Teaching entrepreneurship has become widespread at institutions of higher education in many countries, including universities and polytechnic institutes (Fayolle, 2013; Honig, 2004; Kuratko, 2005; Morris & Liguori, 2016; Neck & Greene, 2011; Pardede, 2015). However, Kirby (2005) argued that traditional entrepreneurship education actually made it more difficult to develop the requirements, attributes and capabilities necessary for creating entrepreneurs. He suggests that there is a need to change the learning emphasis from educating “about” entrepreneurship to educating “for” entrepreneurship, and that entrepreneurship should not be synonymous with new enterprises or small business management, but rather be related to creativity and change (Kirby, 2005).
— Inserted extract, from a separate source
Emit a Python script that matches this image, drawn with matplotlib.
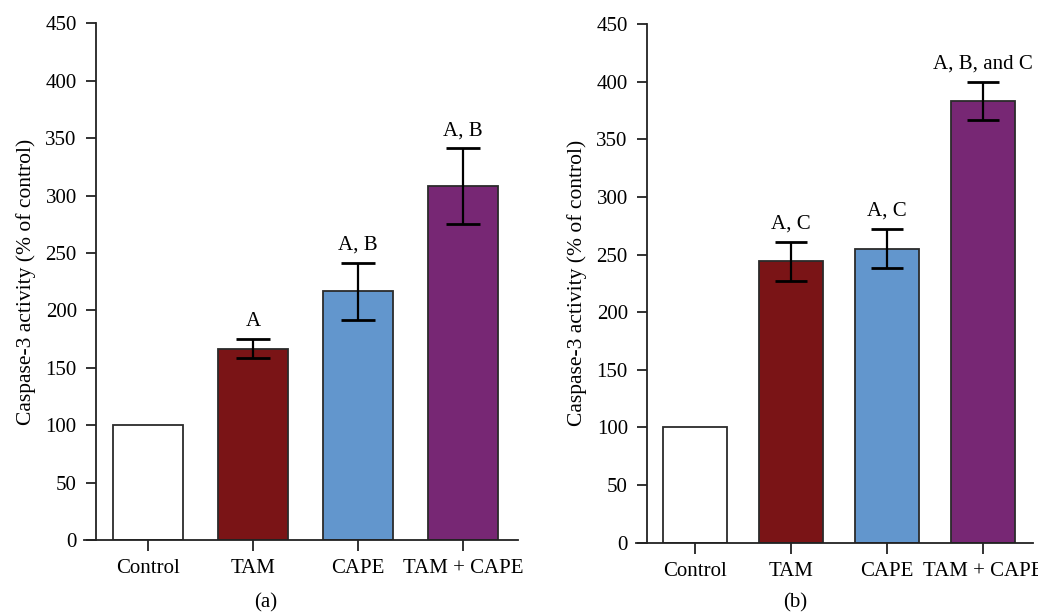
import numpy as np
import matplotlib.pyplot as plt

# Datos
grupos = ["Control", "TAM", "CAPE", "TAM + CAPE"]
colores = ["#ffffff", "#7a1416", "#6296cd", "#772774"]

valores_a = [100, 166.5, 216.5, 308]
errores_a = [0, 8.2, 25, 33]
letras_a = ["", "A", "A, B", "A, B"]

valores_b = [100, 244, 255, 383]
errores_b = [0, 16.6, 17, 16.5]
letras_b = ["", "A, C", "A, C", "A, B, and C"]

plt.rcParams['font.family'] = ['Liberation Serif', 'DejaVu Serif']
plt.rcParams['font.size'] = 15


def dibujar_panel(ax, valores, errores, letras, capsize):
    x = np.arange(len(grupos))
    ax.bar(x, valores, width=0.665, color=colores, edgecolor="#2b2b2b", linewidth=1.3, zorder=2)
    for xi, v, e in zip(x, valores, errores):
        if e > 0:
            ax.errorbar(xi, v, yerr=e, fmt="none", ecolor="black", elinewidth=1.6,
                        capsize=capsize, capthick=2, zorder=3)
    for xi, v, e, t in zip(x, valores, errores, letras):
        if t:
            ax.annotate(t, (xi, v + e), xytext=(0, 6), textcoords="offset points",
                        ha="center", va="bottom", fontsize=15, annotation_clip=False)
    ax.set_xlim(-0.61, 3.52)
    ax.set_ylim(0, 450)
    ax.set_yticks(np.arange(0, 451, 50))
    ax.set_xticks(x)
    ax.set_xticklabels(grupos)
    ax.spines["top"].set_visible(False)
    ax.spines["right"].set_visible(False)
    ax.spines["left"].set_position(("data", -0.5))
    ax.spines["left"].set_bounds(0, 450)
    for s in ("left", "bottom"):
        ax.spines[s].set_linewidth(1.3)
        ax.spines[s].set_color("#222222")
    ax.tick_params(axis="y", length=7.5, width=1.3, pad=6, colors="#222222", labelcolor="black")
    ax.tick_params(axis="x", length=8, width=1.3, pad=6, colors="#222222", labelcolor="black")
    ax.set_ylabel("Caspase-3 activity (% of control)", fontsize=15.5, labelpad=7)


fig = plt.figure(figsize=(10.38, 6.14), dpi=100)
ax_a = fig.add_axes([0.0809, 0.1205, 0.4178, 0.8415])
ax_b = fig.add_axes([0.6127, 0.1161, 0.3822, 0.8448])

dibujar_panel(ax_a, valores_a, errores_a, letras_a, capsize=12.4)
dibujar_panel(ax_b, valores_b, errores_b, letras_b, capsize=11.5)

fig.text(265.5 / 1038, 1 - 603 / 614, "(a)", ha="center", va="center", fontsize=15)
fig.text(795 / 1038, 1 - 603 / 614, "(b)", ha="center", va="center", fontsize=15)

fig.savefig("out.png", dpi=100)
The teaching of entrepreneurship has followed a variety of methods, including the use of cases, business simulation, business planning and various hands-on approaches (Gorman, Hanlon & King, 1997; Vesper & McMullan, 1988). One of the most widespread formats is teaching and monitoring the preparation of the business plan (Bhidé, 2000; Hills, 1988; Honig, 2004). However, despite being widespread, neither the teaching of business plans nor the plans themselves are sufficiently justified on the basis of the theoretical or empirical literature (Honig, 2004) and the debate about their relevance is intense in many studies (Brinckmann, Grichnik & Kapsa, 2010; Dimov, 2010; Honig & Samuelsson, 2014, 2015). Other studies claim business planning teaching activities, as generally employed, are not adequately documented in the literature (Honig & Hopp, 2016).

The teaching of entrepreneurship in higher education courses requires an effort of communication with students in order to motivate them, make them aware of the opportunities that arise in society, and allow them to master the best tools to plan any future business (Fayolle, 2013; Nabi, Liñán, Fayolle, Krueger & Walmsley, 2017). Thus, with the purpose to fill this gap, the main objective of this article is to understand how the Minto (1996) pyramid structure can be used to teach the preparation and communication of the business plan in higher education courses.

The article is divided into five sections. Section 1 which introduces and contextualises the study is followed by a section reviewing the literature on entrepreneurship education, business plan teaching models, plan preparation and communication.

Section 3 describes the methodology used in the case study, and in section 4, the case of entrepreneurship teaching at the Polytechnic Institute of Coimbra is described. The applicability of the pyramid principle structure as a method of preparation and communication of the business plan is discussed here.

The conclusion emphasises the pertinence and applicability of the pyramid principle structure as a method of teaching entrepreneurship, based on the students' awareness of opportunities and capitalising on the logic of hierarchical and joined-up thinking with business plan information, rather than on actual business creation.